Where To Start When Making Coffee

what temperature should water be boiled at for coffeeYou want to start with cold purified water. It should get heated to between 195F and 205F. Coffee has oils in it that need to be gently pulled into a solution rather than burned.

The rule of thumb for how much to use is 1 tablespoon of ground coffee per 8-ounce cup of coffee. Sometimes, it’s recommended to use 1 tablespoon per 6-ounce cup. Again, a lot depends on your palette and how strong you like your coffee.

If you bake, you know that tablespoons and cups can vary depending upon the person and the measuring device. So, if you have a digital scale, you know know that 1 tablespoon of ground coffee is approximately 15 grams.

Test the temperature of the water that comes out of your coffee maker. If it’s within range, use it and enjoy it. There’s something to be said for convenience.

How to Make a Great Cup of Tea

If you want to start a fight, ask people the best way to make a cup of tea. Many of our world’s cultures have tea as an important part of their lifestyles

China and Japan both have ceremonial tea ceremonies. Great Britain has tea time. Tibet, Taiwan, and Thailand have their special teas as does Russia, India, Morocco, and Argentina.

Drinking tea originated from China and has become the most-consumed drink in the world. Taking a break with some tea is a time to pause and be mindful. It’s a good time to feel grateful and fully immerse yourself at the moment.

Right Temperature For Making Tea

When making the perfect cup of tea, you need to look at the temperature of the water and what you’re making the tea out of.  The right temperature will extract the right amount of flavors including tannins. Too many tannins can make a bitter tea.

Tea made out of herbs and flowers is often called a “tisane.” You want the water to be at a good boil or 212 degrees Farenheight.

If you’re making black tea, you want the water temperature to only be 208F or a little bit before it boils.

Green teas should be brewed in water that’s just hot and is between 150F and 180F. The Japanese green teas should be brewed at the lower range, and the Chinese green teas are better mid-range.

Japanese green tea is dried with steamed heat. Chinese green tea is dried with dry heat. The different processes lock in flavors differently.

Then there’s Oolong tea, white tea, dark tea, and yellow tea. Some teas are blends and include herbs and spices like star anise. And then you have blends of teas that are infused with flavors.
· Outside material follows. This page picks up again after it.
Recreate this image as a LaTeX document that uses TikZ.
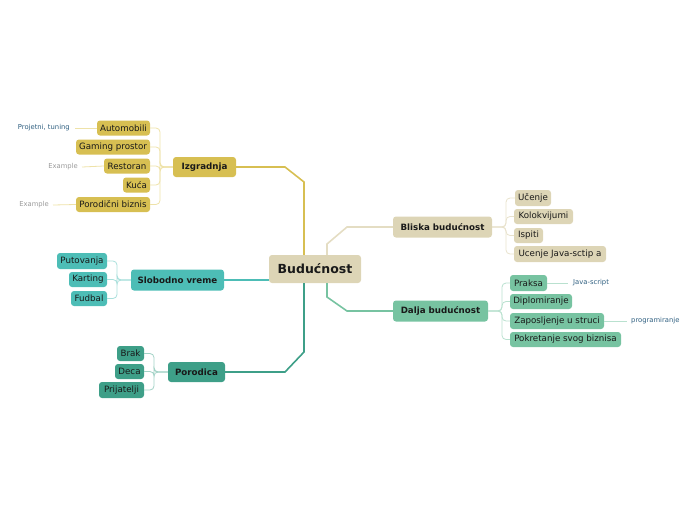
\documentclass[tikz,border=0pt]{standalone}
\usepackage{fontspec}
\setmainfont{DejaVu Sans}
\begin{document}
\begin{tikzpicture}[x=1pt,y=-1pt,
  box/.style={rounded corners=3pt, inner sep=0pt, text=black!90, font=\fontsize{8.7}{10}\selectfont},
  bbox/.style={box, font=\fontsize{8.7}{11}\selectfont\bfseries},
  note/.style={inner sep=1pt, font=\fontsize{6.8}{8}\selectfont},
  main/.style={line width=1.6pt},
  sub/.style={line width=0.8pt, rounded corners=4pt},
  nl/.style={line width=0.8pt}]
\definecolor{beigec}{HTML}{DDD5B6}
\definecolor{goldc}{HTML}{D7BF52}
\definecolor{tealc}{HTML}{4DBDB6}
\definecolor{dgreenc}{HTML}{3E9F88}
\definecolor{mintc}{HTML}{77C3A1}
\definecolor{lbeige}{HTML}{E8E2CC}
\definecolor{lgold}{HTML}{EEE2A8}
\definecolor{lteal}{HTML}{A9DFDB}
\definecolor{ldgreen}{HTML}{A2D2C6}
\definecolor{lmint}{HTML}{B9E1CF}
\definecolor{noteblue}{HTML}{2F5F80}
\definecolor{notegray}{HTML}{9A9A9A}
\useasboundingbox (0,0) rectangle (696,520);

% central
\node[box, fill=beigec, minimum width=92pt, minimum height=28pt, font=\fontsize{12.5}{14}\selectfont\bfseries] (bud) at (315,269) {Budućnost};

% main branches
\node[bbox, fill=goldc, minimum width=63pt, minimum height=20pt] (izg) at (204.5,167) {Izgradnja};
\node[bbox, fill=beigec, minimum width=99pt, minimum height=21pt] (bli) at (442.5,227) {Bliska budućnost};
\node[bbox, fill=mintc, minimum width=95pt, minimum height=21pt] (dal) at (440.5,311) {Dalja budućnost};
\node[bbox, fill=tealc, minimum width=93pt, minimum height=21pt] (slo) at (177.5,280) {Slobodno vreme};
\node[bbox, fill=dgreenc, minimum width=57pt, minimum height=20pt] (por) at (196.5,372) {Porodica};

\draw[main, goldc] ([xshift=-11pt]bud.north) -- (304,182) -- (285,167) -- (izg.east);
\draw[main, lbeige!60!beigec] ([xshift=12pt]bud.north) -- (327,244) -- (347,227) -- (bli.west);
\draw[main, mintc] ([xshift=12pt]bud.south) -- (327,297) -- (347,311) -- (dal.west);
\draw[main, tealc] (slo.east) -- (bud.west |- slo.east);
\draw[main, dgreenc] ([xshift=-11pt]bud.south) -- (304,352) -- (285,372) -- (por.east);

% Izgradnja children
\node[box, fill=goldc, minimum width=53pt, minimum height=15pt] (a1) at (123.5,128) {Automobili};
\node[box, fill=goldc, minimum width=74pt, minimum height=15pt] (a2) at (113,147) {Gaming prostor};
\node[box, fill=goldc, minimum width=46pt, minimum height=15pt] (a3) at (127,166) {Restoran};
\node[box, fill=goldc, minimum width=27pt, minimum height=15pt] (a4) at (136.5,185) {Kuća};
\node[box, fill=goldc, minimum width=74pt, minimum height=15pt] (a5) at (113,204.5) {Porodični biznis};
\foreach \c in {a1,a2,a3,a4,a5}
  \draw[sub, lgold] (izg.west) -- (160,167) |- (\c.east);

\node[note, text=noteblue, anchor=east] (n1) at (71,128) {Projetni, tuning};
\node[note, text=notegray, anchor=east] (n2) at (79,167) {Example};
\node[note, text=notegray, anchor=east] (n3) at (50,205) {Example};
\draw[nl, lgold] ([xshift=4pt]n1.east) -- (a1.west);
\draw[nl, lgold] ([xshift=3pt]n2.east) -- (a3.west);
\draw[nl, lgold] ([xshift=3pt]n3.east) -- (a5.west);

% Bliska children
\node[box, fill=beigec, minimum width=36pt, minimum height=16pt] (b1) at (533,198) {Učenje};
\node[box, fill=beigec, minimum width=59pt, minimum height=15pt] (b2) at (543.5,216.5) {Kolokvijumi};
\node[box, fill=beigec, minimum width=29pt, minimum height=15pt] (b3) at (528.5,235.5) {Ispiti};
\node[box, fill=beigec, minimum width=92pt, minimum height=16pt] (b4) at (560,254) {Ucenje Java-sctip a};
\foreach \c in {b1,b2,b3,b4}
  \draw[sub, lbeige] (bli.east) -- (506,227) |- (\c.west);

% Dalja children
\node[box, fill=mintc, minimum width=37pt, minimum height=16pt] (d1) at (528.5,283) {Praksa};
\node[box, fill=mintc, minimum width=62pt, minimum height=15pt] (d2) at (541,301.5) {Diplomiranje};
\node[box, fill=mintc, minimum width=94pt, minimum height=16pt] (d3) at (557,321) {Zaposljenje u struci};
\node[box, fill=mintc, minimum width=111pt, minimum height=15pt] (d4) at (565.5,339.5) {Pokretanje svog biznisa};
\foreach \c in {d1,d2,d3,d4}
  \draw[sub, lmint] (dal.east) -- (502,311) |- (\c.west);

\node[note, text=noteblue, anchor=west] (n4) at (572,283) {Java-script};
\node[note, text=noteblue, anchor=west] (n5) at (630,321) {programiranje};
\draw[nl, lmint] (d1.east) -- ([xshift=-4pt]n4.west);
\draw[nl, lmint] (d3.east) -- ([xshift=-3pt]n5.west);

% Slobodno children
\node[box, fill=tealc, minimum width=50pt, minimum height=16pt] (s1) at (82,261) {Putovanja};
\node[box, fill=tealc, minimum width=38pt, minimum height=15pt] (s2) at (88,279.5) {Karting};
\node[box, fill=tealc, minimum width=36pt, minimum height=15pt] (s3) at (89,298.5) {Fudbal};
\foreach \c in {s1,s2,s3}
  \draw[sub, lteal] (slo.west) -- (117,280) |- (\c.east);

% Porodica children
\node[box, fill=dgreenc, minimum width=27pt, minimum height=15pt] (p1) at (130.5,353.5) {Brak};
\node[box, fill=dgreenc, minimum width=29pt, minimum height=15pt] (p2) at (129.5,371.5) {Deca};
\node[box, fill=dgreenc, minimum width=45pt, minimum height=16pt] (p3) at (121.5,390) {Prijatelji};
\foreach \c in {p1,p2,p3}
  \draw[sub, ldgreen] (por.west) -- (154,372) |- (\c.east);
\end{tikzpicture}
\end{document}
Jasmine tea is well-loved from Chinese restaurants. When you taste it, you know immediately what it is. It’s created with a blend of white tea, black tea, oolong tea, and green tea that is infused with jasmine flower blossoms.

Best Practices For Marking Tea

Heat up the vessel first whether you’re making a cup or a pot of tea. Heat up the best water you can get to the correct temperature. Often people use electric kettles to get an exact temperature.

Put the tea into the vessel, and add the water. Most people let it steep for five minutes. But you should steep to your preferred strength. Then pour from the teapot through a strainer into your cup and enjoy the aroma as you sip the perfect cup of tea.

Ok, if you want to add in sugar or milk or lemon, we won’t judge. Pass the teapot, please.